The liquid image is developed by any suitable method of applying
the developer material to the liquid. In some instances, it may be
desirable to enhance the tackiness of the liquid layer by partially
curing the liquid image prior to application of the colored
material. One suitable means of applying the developer material to
the liquid entails the use of conventional xerographic techniques.
For example, toner particles can be brushed over the image by means
of a magnetic brush, or by a monocomponent scavengeless donor roll,
wherein the toner particles adhere to the liquid but not to the
surrounding areas. When these methods are used, it may be preferred
to cure the liquid image partially prior to development to render
the image tacky and more attractive to the developer particles.
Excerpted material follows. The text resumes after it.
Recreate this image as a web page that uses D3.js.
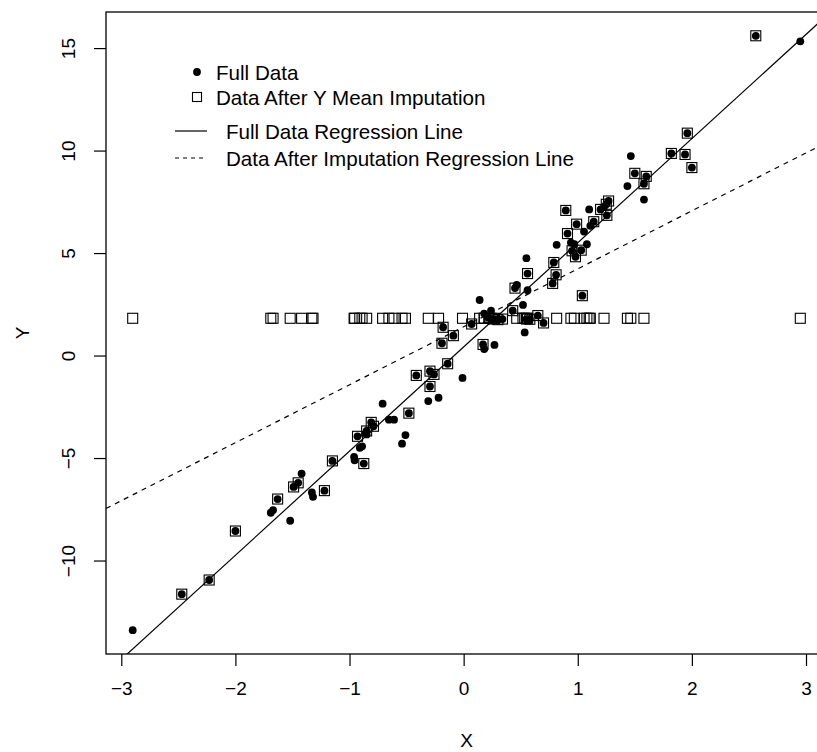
<!DOCTYPE html>
<html>
<head>
<meta charset="utf-8">
<script src="https://cdn.jsdelivr.net/npm/d3@7"></script>
<style>
  body { margin: 0; background: #fff; }
  text { font-family: "Liberation Sans", Arial, Helvetica, sans-serif; fill: #000; }
</style>
</head>
<body>
<svg id="chart" width="817" height="752"></svg>
<script>
// Simulated sample: X and the complete Y
const xs = [
  -2.90, -2.47, -2.23, -2.00, -1.69, -1.67, -1.63, -1.52, -1.49, -1.45,
  -1.42, -1.33, -1.32, -1.22, -1.15, -0.96, -0.955, -0.91, -0.89, -0.875,
  -0.93, -0.85, -0.85, -0.81, -0.79, -0.71, -0.655, -0.61, -0.54, -0.51,
  -0.48, -0.415, -0.31, -0.22, -0.295, -0.26, -0.295, -0.14, -0.01, -0.18,
  -0.09, -0.19, 0.07, 0.14, 0.18, 0.24, 0.17, 0.18, 0.27, 0.22,
  0.26, 0.30, 0.34, 0.43, 0.45, 0.465, 0.52, 0.535, 0.55, 0.56,
  0.56, 0.55, 0.58, 0.65, 0.70, 0.78, 0.81, 0.79, 0.815, 0.895,
  0.91, 0.94, 0.97, 0.95, 1.03, 0.98, 0.99, 1.04, 1.055, 1.08,
  1.10, 1.11, 1.14, 1.20, 1.25, 1.27, 1.255, 1.23, 1.435, 1.465,
  1.50, 1.58, 1.58, 1.60, 1.82, 1.94, 1.96, 2.00, 2.56, 2.95
];
const yFull = [
  -13.40, -11.64, -10.95, -8.56, -7.67, -7.54, -7.00, -8.06, -6.41, -6.21,
  -5.76, -6.68, -6.89, -6.59, -5.14, -4.95, -5.11, -4.50, -4.43, -5.27,
  -3.94, -3.68, -3.85, -3.26, -3.45, -2.35, -3.13, -3.13, -4.30, -3.88,
  -2.81, -0.97, -2.22, -2.06, -0.76, -0.92, -1.51, -0.40, -1.09, 1.38,
  0.97, 0.60, 1.54, 2.71, 2.05, 2.19, 0.54, 0.32, 0.52, 1.85,
  1.78, 1.75, 1.78, 2.19, 3.29, 3.45, 2.47, 1.13, 4.75, 3.19,
  4.00, 1.78, 1.77, 1.95, 1.59, 3.52, 3.94, 4.54, 5.40, 7.08,
  5.95, 5.51, 5.43, 5.11, 5.14, 4.82, 6.41, 2.92, 6.05, 5.43,
  7.13, 6.33, 6.53, 7.13, 7.38, 7.54, 6.84, 7.25, 8.27, 9.73,
  8.89, 7.61, 8.38, 8.74, 9.86, 9.81, 10.85, 9.17, 15.60, 15.33
];
// 1 = Y observed, 0 = Y missing (replaced by the observed mean)
const observed = [
  0, 1, 1, 1, 0, 0, 1, 0, 1, 1,
  0, 0, 0, 1, 1, 0, 0, 0, 0, 1,
  1, 1, 0, 1, 1, 0, 0, 0, 0, 0,
  1, 1, 0, 0, 1, 1, 1, 1, 0, 1,
  1, 1, 1, 0, 0, 0, 1, 0, 0, 1,
  1, 1, 1, 1, 1, 0, 0, 0, 0, 0,
  1, 1, 1, 1, 1, 1, 1, 1, 0, 1,
  1, 0, 0, 1, 1, 1, 1, 1, 0, 0,
  0, 0, 1, 1, 1, 1, 1, 0, 0, 0,
  1, 0, 1, 1, 1, 1, 1, 1, 1, 0
];

const xTicks = [-3, -2, -1, 0, 1, 2, 3];
const yTicks = [-10, -5, 0, 5, 10, 15];
const legendPointLabels = ["Full Data", "Data After Y Mean Imputation"];
const legendLineLabels = ["Full Data Regression Line", "Data After Imputation Regression Line"];

// Mean imputation
const obsMean = d3.mean(yFull.filter((v, i) => observed[i] === 1));
const yImputed = yFull.map((v, i) => observed[i] === 1 ? v : obsMean);

// Ordinary least squares fit
function fit(xv, yv) {
  const mx = d3.mean(xv), my = d3.mean(yv);
  let sxy = 0, sxx = 0;
  for (let i = 0; i < xv.length; i++) {
    sxy += (xv[i] - mx) * (yv[i] - my);
    sxx += (xv[i] - mx) * (xv[i] - mx);
  }
  const b = sxy / sxx;
  return { a: my - b * mx, b };
}
const fitFull = fit(xs, yFull);
const fitImp = fit(xs, yImputed);

const svg = d3.select("#chart");
const plot = { left: 106, right: 827, top: 12, bottom: 654 };

// R-style axis ranges: data range widened by 4% on each side
function pad(ext) { const r = ext[1] - ext[0]; return [ext[0] - 0.04 * r, ext[1] + 0.04 * r]; }
const x = d3.scaleLinear().domain(pad(d3.extent(xs))).range([plot.left, plot.right]);
const y = d3.scaleLinear().domain(pad(d3.extent(yFull))).range([plot.bottom, plot.top]);

const fmt = d => (d < 0 ? "\u2212" + Math.abs(d) : String(d));
const FS = 19;      // axis text
const LFS = 20.6;   // legend text

svg.append("defs").append("clipPath").attr("id", "plotClip")
  .append("rect")
  .attr("x", plot.left).attr("y", plot.top)
  .attr("width", plot.right - plot.left).attr("height", plot.bottom - plot.top);

// Axes
const xAxis = svg.append("g")
  .attr("transform", `translate(0,${plot.bottom})`)
  .call(d3.axisBottom(x).tickValues(xTicks).tickFormat(fmt).tickSize(12).tickSizeOuter(0));
xAxis.select(".domain").remove();
xAxis.selectAll(".tick line").attr("stroke", "#000").attr("stroke-width", 1.2);
xAxis.selectAll(".tick text")
  .attr("y", 34).attr("dy", null)
  .attr("dominant-baseline", "central")
  .style("font-size", FS + "px")
  .style("font-family", '"Liberation Sans", Arial, sans-serif');

const yAxis = svg.append("g")
  .attr("transform", `translate(${plot.left},0)`)
  .call(d3.axisLeft(y).tickValues(yTicks).tickFormat(fmt).tickSize(12).tickSizeOuter(0));
yAxis.select(".domain").remove();
yAxis.selectAll(".tick line").attr("stroke", "#000").attr("stroke-width", 1.2);
yAxis.selectAll(".tick text")
  .attr("x", null).attr("dy", null)
  .attr("text-anchor", "middle")
  .attr("dominant-baseline", "central")
  .attr("transform", "translate(-38,0) rotate(-90)")
  .style("font-size", FS + "px")
  .style("font-family", '"Liberation Sans", Arial, sans-serif');

// Axis titles
svg.append("text")
  .attr("x", (plot.left + plot.right) / 2).attr("y", 740)
  .attr("text-anchor", "middle").attr("dominant-baseline", "central")
  .style("font-size", FS + "px").text("X");
svg.append("text")
  .attr("transform", `translate(22,${(plot.top + plot.bottom) / 2}) rotate(-90)`)
  .attr("text-anchor", "middle").attr("dominant-baseline", "central")
  .style("font-size", FS + "px").text("Y");

// Plot contents
const g = svg.append("g").attr("clip-path", "url(#plotClip)");
const [x0, x1] = x.domain();

g.append("line")
  .attr("x1", x(x0)).attr("y1", y(fitFull.a + fitFull.b * x0))
  .attr("x2", x(x1)).attr("y2", y(fitFull.a + fitFull.b * x1))
  .attr("stroke", "#000").attr("stroke-width", 1.2);
g.append("line")
  .attr("x1", x(x0)).attr("y1", y(fitImp.a + fitImp.b * x0))
  .attr("x2", x(x1)).attr("y2", y(fitImp.a + fitImp.b * x1))
  .attr("stroke", "#000").attr("stroke-width", 1.2)
  .attr("stroke-dasharray", "5,5");

g.selectAll("circle.full").data(xs).join("circle")
  .attr("class", "full")
  .attr("cx", d => x(d)).attr("cy", (d, i) => y(yFull[i]))
  .attr("r", 3.9).attr("fill", "#000");

const SQ = 10;
g.selectAll("rect.imp").data(xs).join("rect")
  .attr("class", "imp")
  .attr("x", d => x(d) - SQ / 2).attr("y", (d, i) => y(yImputed[i]) - SQ / 2)
  .attr("width", SQ).attr("height", SQ)
  .attr("fill", "none").attr("stroke", "#000").attr("stroke-width", 1.1);

// Frame
svg.append("rect")
  .attr("x", plot.left).attr("y", plot.top)
  .attr("width", plot.right - plot.left).attr("height", plot.bottom - plot.top)
  .attr("fill", "none").attr("stroke", "#000").attr("stroke-width", 1.3);

// Legends (no box)
const lp = svg.append("g");
const pRows = [72, 97];
lp.append("circle").attr("cx", 197).attr("cy", pRows[0]).attr("r", 3.9).attr("fill", "#000");
lp.append("rect").attr("x", 197 - 4.5).attr("y", pRows[1] - 4.5).attr("width", 9).attr("height", 9)
  .attr("fill", "none").attr("stroke", "#000").attr("stroke-width", 1.1);
legendPointLabels.forEach((t, i) => {
  lp.append("text").attr("x", 216).attr("y", pRows[i])
    .attr("dominant-baseline", "central").style("font-size", LFS + "px").text(t);
});
const lRows = [131, 158];
lp.append("line").attr("x1", 175).attr("x2", 207).attr("y1", lRows[0]).attr("y2", lRows[0])
  .attr("stroke", "#000").attr("stroke-width", 1.2);
lp.append("line").attr("x1", 175).attr("x2", 207).attr("y1", lRows[1]).attr("y2", lRows[1])
  .attr("stroke", "#000").attr("stroke-width", 1.2).attr("stroke-dasharray", "4,4");
legendLineLabels.forEach((t, i) => {
  lp.append("text").attr("x", 226).attr("y", lRows[i])
    .attr("dominant-baseline", "central").style("font-size", LFS + "px").text(t);
});
</script>
</body>
</html>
Other conventional xerographic development techniques, both those
involving contact of the toner applicator to the image and those
entailing non-contact "jumping" development, can also be used, such
as powder cloud development, cascade development, and the like.
Another suitable means for applying the developer material to the
liquid image entails stripping the image from a donor layer of the
developer material. In this instance, the developer material is
applied in a layer to a support to form a donor element, the
substrate bearing the liquid image is brought into contact with the
layer of developer material on the donor element, and the substrate
and donor element are subsequently separated, resulting in
formation of a positive image on the substrate, where the developer
material has adhered to the liquid image, and a negative image on
the donor element, where developer material has been removed in
imagewise fashion. The donor element can have any suitable
configuration, such as a sheet, a strip, a cylindrical roll, a
continuous belt, or the like.
When a donor element is employed to develop the liquid image,
higher quality images are obtained if the donor layer comprises a
uniform layer of developer particles; this uniformity of the donor
layer is most readily achieved if the support portion of the donor
element, upon which the donor layer of particles resides, is
smooth. In addition, if high resolution images are desired, it is
preferred that the support portion of the donor element be thin and
flexible, thus allowing the donor element to conform to the image
and make the contact between liquid image and donor layer of
developer material more complete. As is well known, the resolution
in a particulate system is limited by the particle size and
particle size uniformity of the developing particles. The internal
bond between particles in the donor layer and the bond between
particles in the donor layer and the substrate of the donor element
preferably are great enough to ensure the integrity of the donor
element, but not so great as to prevent stripping of the developer
material from the support in imagewise fashion upon contact with
the liquid image and subsequent separation of the substrate and the
donor element. Preferably, the support is of an expendable
material, although in some instances it is also desired to use the
complementary image remaining on the support, in which case this
image may be fused or fixed to the support by any suitable means,
such as heat, application of vapor or solvents, application of a
curable liquid followed by curing of the liquid, or the like. In
addition, if the support of the donor element is transparent, the
negative image remaining on the support after separation of the
substrate bearing the liquid image from the donor element can be
fixed to the support and the resulting image can be optically
projected. Particularly preferred materials for the donor element
support include polyester films, such as Mylar.RTM., which exhibit
dimensional stability, high strength, and transparency. The donor
layer of developer material should be uniformly releasable from the
support, and a layer of particles is generally the preferred
configuration. Other configurations, however, such as evaporated
metal coatings of antimony, aluminum, silver, and other metals have
properties suitable for developing liquid images according to the
process of the present invention in that they form a frangible
layer of low adhesion to the support and enable images to be
readily stripped out from the evaporated layer by contact with the
substrate bearing the liquid image. Similarly suitable is a layer
of a frangible material, such as a layer of pigment particles or a
dye that can be applied to the support by evaporation, solution
coating, or the like.
Subsequent to development of the liquid image with the solid
developer material, the image is cured, causing the curable liquid
to solidify. When development of the image takes place on an
imaging member or intermediate prior to transfer to a final
substrate, curing can take place before transfer or after transfer.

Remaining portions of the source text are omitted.